È questa una perla del Vangelo di Luca, come ugualmente lo sono la “parabola del figliol prodigo”, o il racconto de “i discepoli di Emmaus”.
Qui però ci troviamo davanti ad una universalità assoluta di contenuti e di stile: il comportamento del padre del figliol prodigo è certamente il paradigma dell’amore paterno umano, ma non può prescindere dal rimando all’amore di Dio, nell’ambito della cui misericordia, – intesa essenzialmente come perdono, ma anche come coinvolgimento con lo stato miserando del ritornante –, si colloca la narrazione della parabola stessa; i discepoli di Emmaus scoprono la filosofia della testimonianza, penetrano il senso delle Scritture, credono ai Sacramenti e alla risurrezione: vivono e si muovono alla luce della rivelazione. Nella parabola del buon Samaritano Dio non è neppure nominato; la misericordia ivi esemplificata non viene soprannaturalizzata, come accade in Matteo:
«In verità io vi dico: tutto quello che avete fatto a uno solo di questi miei fratelli più piccoli, l’avete fatto a me.» (Mt 25,40).

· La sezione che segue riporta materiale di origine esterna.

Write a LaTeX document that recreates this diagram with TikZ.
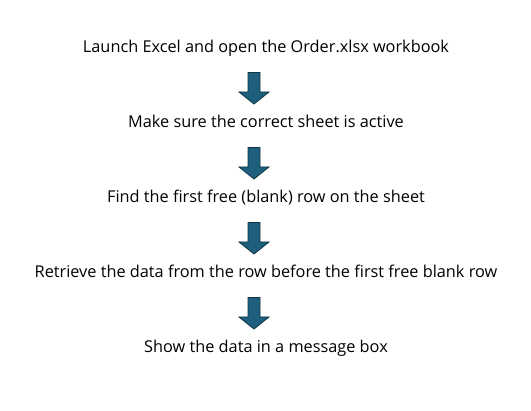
\documentclass[tikz,border=0pt]{standalone}
\usepackage{fontspec}
\setmainfont{Open Sans}
\usetikzlibrary{calc}
\begin{document}
\begin{tikzpicture}[x=1pt,y=-1pt,
  steptext/.style={anchor=base,inner sep=0pt,font=\fontsize{16.3}{19}\selectfont},
  downarrow/.style={fill=arrowblue,draw=arrowedge,line width=0.8pt,line join=miter}]
\definecolor{arrowblue}{HTML}{1F5F7E}
\definecolor{arrowedge}{HTML}{0E3448}
\useasboundingbox (0,0) rectangle (531,411);
\node[steptext] (s1) at (266,52.5) {Launch Excel and open the Order.xlsx workbook};
\node[steptext] (s2) at (266,127.5) {Make sure the correct sheet is active};
\node[steptext] (s3) at (266,202.5) {Find the first free (blank) row on the sheet};
\node[steptext] (s4) at (266,277.5) {Retrieve the data from the row before the first free blank row};
\node[steptext] (s5) at (266,352.5) {Show the data in a message box};
\foreach \k in {0,1,2,3}{
  \coordinate (a\k) at (254,{72.5+75*\k});
  \draw[downarrow] ($(a\k)+(-6,0)$) -- ++(12,0) -- ++(0,19.5) -- ++(9,0) -- ($(a\k)+(0,31.5)$) -- ($(a\k)+(-15,19.5)$) -- ++(9,0) -- cycle;
}
\end{tikzpicture}
\end{document}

In Luca non si trova neppure un cenno al premio della vita eterna (cfr. Mt 25,46): non teologia né teleologia, ma misericordia gratuita, immediata, completa, duratura, contagiosa perché, secondo l’umanesimo evangelico, ogni uomo è potenziale “prossimo” di ogni altro uomo per il fatto di essere capace di prendersi cura, ossia di usare misericordia.
Il prendersi cura non cambia la natura della brutta notizia: questa ipostatica metamorfosi si realizza esclusivamente nella fede del Crocifisso risorto; il prendersi cura diventa però una concomitante buona notizia di coinvolgimento autentico che spezza la solitudine, versando sulle ferite l’olio della consolazione e il vino della speranza:
«….anche fuor di qui, questi si ricorderanno di noi,…»
(A. Manzoni, I Promessi Sposi, XXXVI, 5).